Dayton, OH’s drone/texture-focused percussionist and electro-acoustician, Evan Miller, has recently birthed the nervous system-bullying, avant-garde imprint “New Village Tapes”, and the first two releases on it, EM’s eponymous release, and Jackson Graham’s “Small Impossibilities Vol. I-II”, pair up to be an intense psychoacoustic adventure and blissful sonic sauna, respectively, to be taken in, back to back, repeatedly.
On “Evan Miller”, metal and rubber tools are all but brutally carved into cymbals, singing bowls*, and dragged across tightly wound heads concealing cavernous/reverberant bodies that moan and shudder below so many out-of-sync cycles and shrill, anxious tangs wrought from both all aforementioned frictions and said quaking/screechings that’ve been captured live and fucked-heavy-with by contact-mic-caught tape manipulations. The result is a hair-raising, pulse-quickening battery of dynamic frequencies that slither and lumber to life before our very ears, and it’s easy to personify the movements and hallucinate along with, oneself.

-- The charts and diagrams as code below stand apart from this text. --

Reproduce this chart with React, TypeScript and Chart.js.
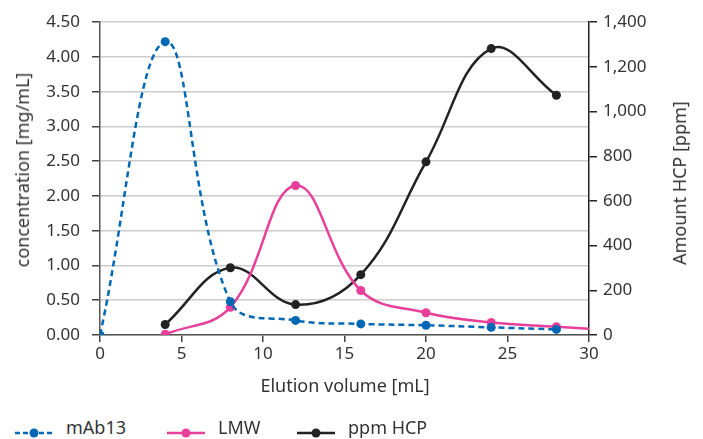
import React, { useEffect, useRef } from "react";
import { Chart, registerables } from "chart.js";

Chart.register(...registerables);

const FONT = "'Noto Sans', sans-serif";
const TEXT = "#333333";

const BLUE = "#0067b4";
const PINK = "#e8409a";
const BLACK = "#222222";

// mAb13 concentration [mg/mL]
const mAb13Volumes = [0, 4, 8, 12, 16, 20, 24, 28];
const mAb13Values = [0, 4.22, 0.48, 0.21, 0.16, 0.14, 0.11, 0.08];

// LMW concentration [mg/mL]
const lmwVolumes = [4, 8, 12, 16, 20, 24, 28, 30];
const lmwValues = [0.01, 0.4, 2.15, 0.64, 0.32, 0.18, 0.12, 0.09];
const lmwMarkers = [true, true, true, true, true, true, true, false];

// HCP [ppm]
const hcpVolumes = [4, 8, 12, 16, 20, 24, 28];
const hcpValues = [47, 301, 136, 270, 775, 1282, 1073];

const xTitle = "Elution volume [mL]";
const yLeftTitle = "concentration [mg/mL]";
const yRightTitle = "Amount HCP [ppm]";

const legendItems = [
  { label: "mAb13", color: BLUE, dashed: true },
  { label: "LMW", color: PINK, dashed: false },
  { label: "ppm HCP", color: BLACK, dashed: false },
];
const legendLeft = [15, 167, 297];

const pts = (xs: number[], ys: number[]) => xs.map((x, i) => ({ x, y: ys[i] }));

const titleStyle: React.CSSProperties = {
  position: "absolute",
  fontFamily: FONT,
  fontSize: 18,
  color: TEXT,
  whiteSpace: "nowrap",
  lineHeight: "22px",
};

export default function App() {
  const ref = useRef<HTMLCanvasElement>(null);

  useEffect(() => {
    document.body.style.margin = "0";
    const tickFont = { family: FONT, size: 17 };
    const chart = new Chart(ref.current!, {
      type: "line",
      data: {
        datasets: [
          {
            label: "mAb13",
            data: pts(mAb13Volumes, mAb13Values),
            borderColor: BLUE,
            backgroundColor: BLUE,
            borderWidth: 2.5,
            borderDash: [6, 4],
            pointRadius: 4.5,
            pointBorderWidth: 0,
            tension: 0.4,
            yAxisID: "y",
          },
          {
            label: "LMW",
            data: pts(lmwVolumes, lmwValues),
            borderColor: PINK,
            backgroundColor: PINK,
            borderWidth: 2.5,
            pointRadius: lmwMarkers.map((m) => (m ? 4.5 : 0)),
            pointBorderWidth: 0,
            tension: 0.4,
            yAxisID: "y",
          },
          {
            label: "ppm HCP",
            data: pts(hcpVolumes, hcpValues),
            borderColor: BLACK,
            backgroundColor: BLACK,
            borderWidth: 2.5,
            pointRadius: 4.5,
            pointBorderWidth: 0,
            tension: 0.4,
            yAxisID: "y1",
          },
        ],
      },
      options: {
        animation: false,
        responsive: false,
        layout: { padding: { top: 19, left: 0, right: 0, bottom: 0 } },
        plugins: { legend: { display: false }, tooltip: { enabled: false } },
        scales: {
          x: {
            type: "linear",
            min: 0,
            max: 30,
            ticks: { stepSize: 5, color: TEXT, font: tickFont, padding: 2 },
            grid: { drawOnChartArea: false, tickLength: 7, tickColor: "#444", lineWidth: 1.5 },
            border: { color: "#555", width: 1.5 },
            afterFit: (s: any) => {
              s.height = 65;
            },
          },
          y: {
            type: "linear",
            position: "left",
            min: 0,
            max: 4.5,
            ticks: {
              stepSize: 0.5,
              color: TEXT,
              font: tickFont,
              padding: 12,
              callback: (v: any) => Number(v).toFixed(2),
            },
            grid: { color: "#cccccc", lineWidth: 1.5, tickColor: "#444", tickLength: 8 },
            border: { color: "#555", width: 1.5 },
            afterFit: (s: any) => {
              s.width = 100;
            },
          },
          y1: {
            type: "linear",
            position: "right",
            min: 0,
            max: 1400,
            ticks: {
              stepSize: 200,
              color: TEXT,
              font: tickFont,
              padding: 6,
              callback: (v: any) => Number(v).toLocaleString("en-US"),
            },
            grid: { drawOnChartArea: false, tickColor: "#222", tickLength: 8, lineWidth: 1.5 },
            border: { color: "#222", width: 1.5 },
            afterFit: (s: any) => {
              s.width = 114;
            },
          },
        },
      },
    });
    return () => chart.destroy();
  }, []);

  return (
    <div style={{ position: "relative", width: 703, height: 439, overflow: "hidden" }}>
      <canvas ref={ref} width={703} height={400} style={{ display: "block" }} />
      <div style={{ ...titleStyle, left: 345, top: 385, transform: "translate(-50%, -50%)" }}>{xTitle}</div>
      <div style={{ ...titleStyle, left: 22, top: 170, transform: "translate(-50%, -50%) rotate(-90deg)" }}>
        {yLeftTitle}
      </div>
      <div style={{ ...titleStyle, left: 679, top: 183, transform: "translate(-50%, -50%) rotate(-90deg)" }}>
        {yRightTitle}
      </div>
      {legendItems.map((it, i) => (
        <React.Fragment key={it.label}>
          <svg
            width={38}
            height={12}
            style={{ position: "absolute", left: legendLeft[i], top: 427 }}
          >
            <line
              x1={0}
              y1={6}
              x2={38}
              y2={6}
              stroke={it.color}
              strokeWidth={2.5}
              strokeDasharray={it.dashed ? "5 3" : undefined}
            />
            <circle cx={19} cy={6} r={4.5} fill={it.color} />
          </svg>
          <span
            style={{
              position: "absolute",
              left: legendLeft[i] + 51,
              top: 417,
              fontFamily: FONT,
              fontSize: 18,
              color: TEXT,
              lineHeight: "20px",
              whiteSpace: "nowrap",
            }}
          >
            {it.label}
          </span>
        </React.Fragment>
      ))}
    </div>
  );
}
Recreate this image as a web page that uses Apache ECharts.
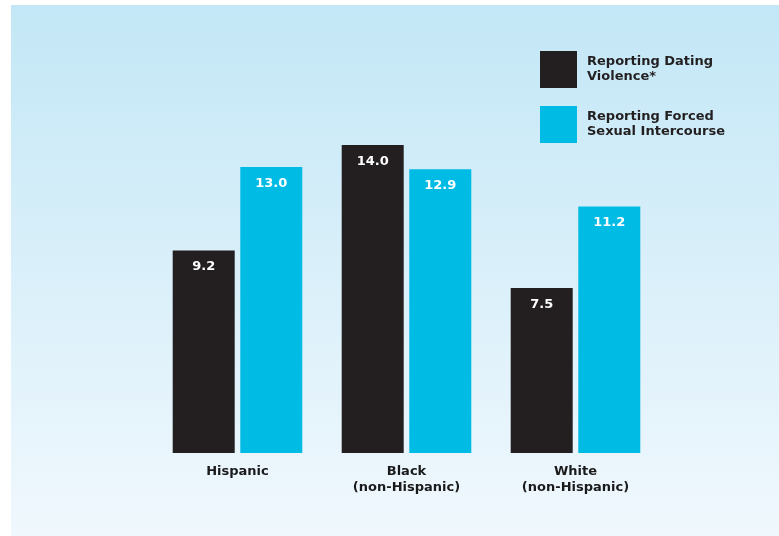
<!DOCTYPE html>
<html><head><meta charset="utf-8">
<script src="https://cdn.jsdelivr.net/npm/echarts@6/dist/echarts.min.js"></script>
<style>html,body{margin:0;padding:0;background:#fff}#c{width:779px;height:536px}</style>
</head><body><div id="c"></div>
<script>
var categories = ['Hispanic', 'Black\n(non-Hispanic)', 'White\n(non-Hispanic)'];
var datingViolence = [9.2, 14.0, 7.5];
var forcedIntercourse = [13.0, 12.9, 11.2];
var seriesNames = ['Reporting Dating\nViolence*', 'Reporting Forced\nSexual Intercourse'];

var chart = echarts.init(document.getElementById('c'), null, {renderer: 'canvas'});
var font = 'DejaVu Sans';
var labelCfg = {
  show: true, position: 'insideTop', distance: 10, color: '#ffffff',
  fontFamily: font, fontWeight: 'bold', fontSize: 13,
  formatter: function (p) { return p.value.toFixed(1); }
};
chart.setOption({
  backgroundColor: '#ffffff',
  animation: false,
  graphic: [{
    type: 'rect', z: -10, silent: true,
    shape: {x: 11, y: 5, width: 768, height: 531},
    style: {fill: new echarts.graphic.LinearGradient(0, 0, 0, 1, [
      {offset: 0, color: '#c3e7f6'},
      {offset: 1, color: '#f0f8fd'}
    ])}
  }],
  legend: {
    orient: 'vertical', left: 540, top: 51, padding: 0,
    itemWidth: 37, itemHeight: 37, itemGap: 18,
    icon: 'rect',
    textStyle: {fontFamily: font, fontWeight: 'bold', fontSize: 13, color: '#231f20',
      lineHeight: 15, padding: [0, 0, 4, 5]},
    data: seriesNames
  },
  grid: {left: 153, right: 119, top: 13, bottom: 83, containLabel: false},
  xAxis: {
    type: 'category', data: categories,
    axisLine: {show: false}, axisTick: {show: false},
    axisLabel: {margin: 11, fontFamily: font, fontWeight: 'bold', fontSize: 13,
      color: '#1a1a1a', lineHeight: 16, verticalAlign: 'top'}
  },
  yAxis: {type: 'value', min: 0, max: 20, show: false, splitLine: {show: false}},
  series: [
    {name: seriesNames[0], type: 'bar', data: datingViolence, barWidth: 62, barGap: '9%',
      itemStyle: {color: '#231f20'}, label: labelCfg},
    {name: seriesNames[1], type: 'bar', data: forcedIntercourse, barWidth: 62,
      itemStyle: {color: '#00bbe4'}, label: labelCfg}
  ]
});
</script></body></html>
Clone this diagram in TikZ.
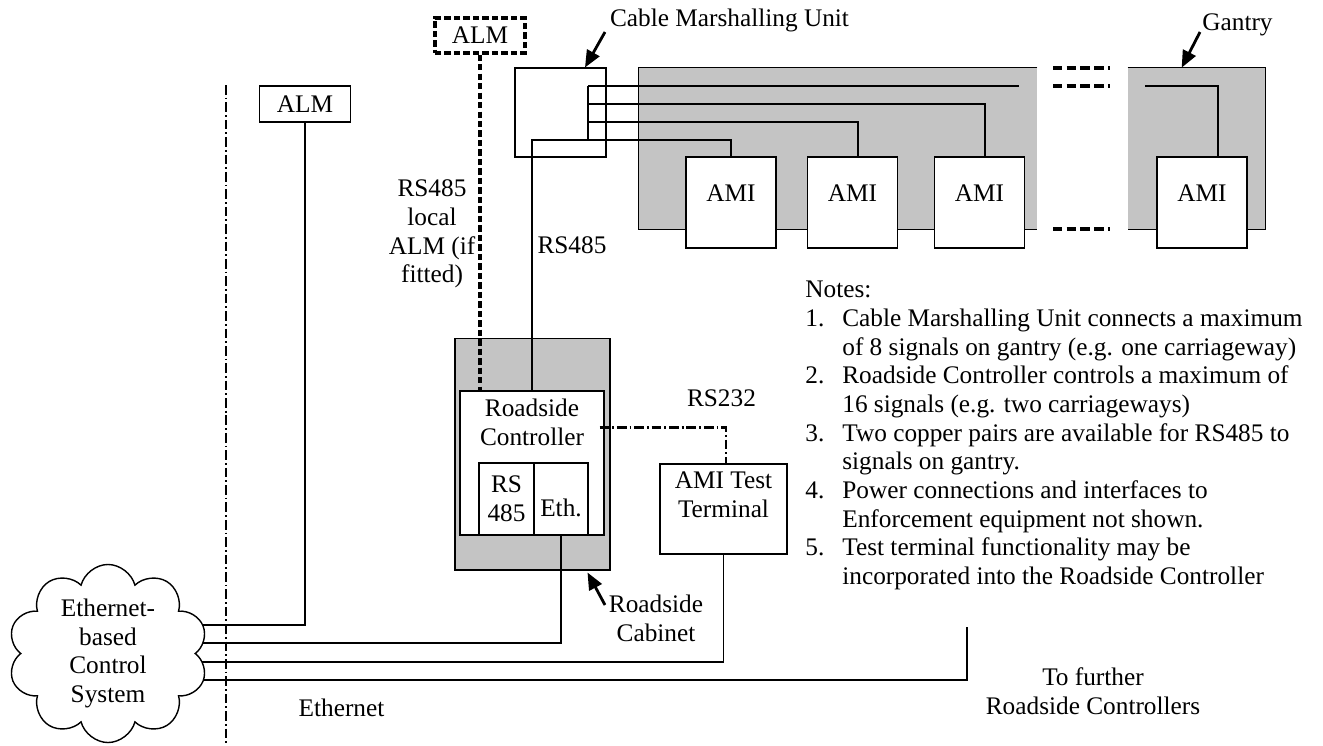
\documentclass[tikz,border=0pt]{standalone}
\usepackage{fontspec}
\setmainfont{Liberation Serif}
\usetikzlibrary{arrows.meta,calc,shapes.symbols}
\definecolor{HatchGray}{RGB}{196,196,196}
\newcommand{\notenum}[1]{\makebox[0.74cm][l]{#1}}

\begin{document}
\begin{tikzpicture}[x=0.02cm, y=-0.02cm, every node/.style={font=\fontsize{14.4}{16.3}\selectfont},
  box/.style={draw, fill=white, line width=0.6pt, inner sep=0pt},
  shaded/.style={fill=HatchGray, inner sep=0pt},
  amibox/.style={box, minimum width=1.8cm, minimum height=1.82cm, text depth=0.36cm},
  wire/.style={line width=0.6pt},
  dashwire/.style={line width=1.8pt, dash pattern=on 3.6pt off 1.8pt},
  gapmark/.style={line width=1.8pt, dash pattern=on 5.4pt off 2.4pt},
  dotdash/.style={line width=1.7pt, dash pattern=on 5.5pt off 1.7pt on 1pt off 1.7pt},
  callout/.style={line width=1.6pt, -{Triangle[length=0.34cm,width=0.28cm]}}]
\useasboundingbox (0,0) rectangle (1323,745);

\node[shaded, minimum width=7.96cm, minimum height=3.22cm] (gantry1) at (838,148.5) {};
\node[shaded, minimum width=2.74cm, minimum height=3.22cm] (gantry2) at (1196.5,148.5) {};
\draw[wire] (gantry1.north east) -- (gantry1.north west) -- (gantry1.south west) -- (gantry1.south east);
\draw[wire] (gantry2.north west) -- (gantry2.north east) -- (gantry2.south east) -- (gantry2.south west);
\foreach \y in {68,86,229}
  \draw[gapmark] (1053,\y) -- (1110,\y);

\node[amibox] (ami1) at (731,202.5) {AMI};
\node[amibox] (ami2) at (852.5,202.5) {AMI};
\node[amibox] (ami3) at (979.5,202.5) {AMI};
\node[amibox] (ami4) at (1202,202.5) {AMI};
\node[box, minimum width=1.82cm, minimum height=1.78cm] (cmu) at (560.5,112.5) {};
\node[box, minimum width=1.82cm, minimum height=0.72cm] (almw) at (305,104) {ALM};
\node[box, dashwire, minimum width=1.8cm, minimum height=0.7cm] (almd) at (480,35.5) {ALM};

\node[shaded, draw, line width=0.6pt, minimum width=3.1cm, minimum height=4.64cm] (cabinet) at (532.5,454) {};
\node[box, minimum width=2.88cm, minimum height=2.88cm] (rc) at (532,463) {};
\node[align=center] (rctext) at (532,422.5) {Roadside\\Controller};
\node[box, align=center, minimum width=1.1cm, minimum height=1.44cm] (p485) at (506.5,499) {RS\\485};
\node[box, minimum width=1.08cm, minimum height=1.44cm] (peth) at (561,499) {};
\node (ethtext) at (561,508) {Eth.};
\node[box, minimum width=2.54cm, minimum height=1.8cm] (att) at (723.5,509) {};
\node[align=center] (atttext) at (723.5,495) {AMI Test\\Terminal};

\coordinate (b1) at (588,86);
\coordinate (b2) at (588,104);
\coordinate (b3) at (588,122);
\coordinate (b4) at (588,140);
\coordinate (g1end) at (1019,86);
\coordinate (g2start) at (1145,86);
\draw[wire] (b1) -- (b4);
\draw[wire] (b1) -- (g1end);
\draw[wire] (b2) -| ($(ami3.north)+(5.5,0)$);
\draw[wire] (b3) -| ($(ami2.north)+(5.5,0)$);
\draw[wire] (rc.north) |- (b4) -| (ami1.north);
\draw[wire] (g2start) -| ($(ami4.north)+(16,0)$);
\draw[dashwire] (almd.south) -- (almd.south |- rc.north);
\draw[dotdash] ($(rc.east)+(-5,-36)$) -| ($(att.north)+(2.5,0)$);

\coordinate (e1) at (108,625);
\coordinate (e2) at (108,643);
\coordinate (e3) at (108,662);
\coordinate (e4) at (108,680);
\coordinate (fur) at (967,627);
\draw[wire] (almw.south) |- (e1);
\draw[wire] (peth.south) |- (e2);
\draw[wire] (att.south) |- (e3);
\draw[wire] (fur) |- (e4);
\node[cloud, draw, fill=white, line width=0.8pt, cloud puffs=10, cloud ignores aspect, minimum width=4cm, minimum height=3.26cm, inner sep=0pt, align=center] (ecs) at (108,653.5) {Ethernet-\\based\\Control\\System};
\draw[dotdash] (226,85) -- (226,745);

\coordinate (cmutail) at (605,32);
\coordinate (gantrytail) at (1200,32);
\coordinate (cabtail) at (605,605);
\draw[callout] (cmutail) -- ($(cmu.north)+(24.5,0)$);
\draw[callout] (gantrytail) -- ($(gantry2.north west)+(54,0)$);
\draw[callout] (cabtail) -- ($(cabinet.south east)+(-23,2)$);

\node (cmulbl) at (729.5,20) {Cable Marshalling Unit};
\node (gantrylbl) at (1237.5,25) {Gantry};
\node[align=center] (locallbl) at (432,234) {RS485\\local\\ALM (if\\fitted)};
\node (rs485lbl) at (572,245) {RS485};
\node (rs232lbl) at (721.5,398) {RS232};
\node[align=center] (cablbl) at (656,618.5) {Roadside\\Cabinet};
\node (ethlbl) at (341.5,708) {Ethernet};
\node[align=center] (furtherlbl) at (1093,691.5) {To further\\Roadside Controllers};
\node[anchor=north west, align=left, inner sep=0pt] (notes) at (805,281) {Notes:\\
\notenum{1.}Cable Marshalling Unit connects a maximum\\
\hspace*{0.74cm}of 8 signals on gantry (e.g. one carriageway)\\
\notenum{2.}Roadside Controller controls a maximum of\\
\hspace*{0.74cm}16 signals (e.g. two carriageways)\\
\notenum{3.}Two copper pairs are available for RS485 to\\
\hspace*{0.74cm}signals on gantry.\\
\notenum{4.}Power connections and interfaces to\\
\hspace*{0.74cm}Enforcement equipment not shown.\\
\notenum{5.}Test terminal functionality may be\\
\hspace*{0.74cm}incorporated into the Roadside Controller};
\end{tikzpicture}
\end{document}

On “SIVI-II”, the near opposite is to be had; one lone, tonally-centered, consistent synthesizer lays down a few shiny slabs of drone, a sympathetic swell or two, and a slo-mo arpeggio towards the end of the tape, providing a thick base for JG’s vibraphone improvisations that feel free, sonorous, and early-eve breezy enough to either catnap to or just stare at passing clouds by. After the caffeinated swirl of that EM tape, this’ll feel like a much needed cooling mug of chamomile and honey.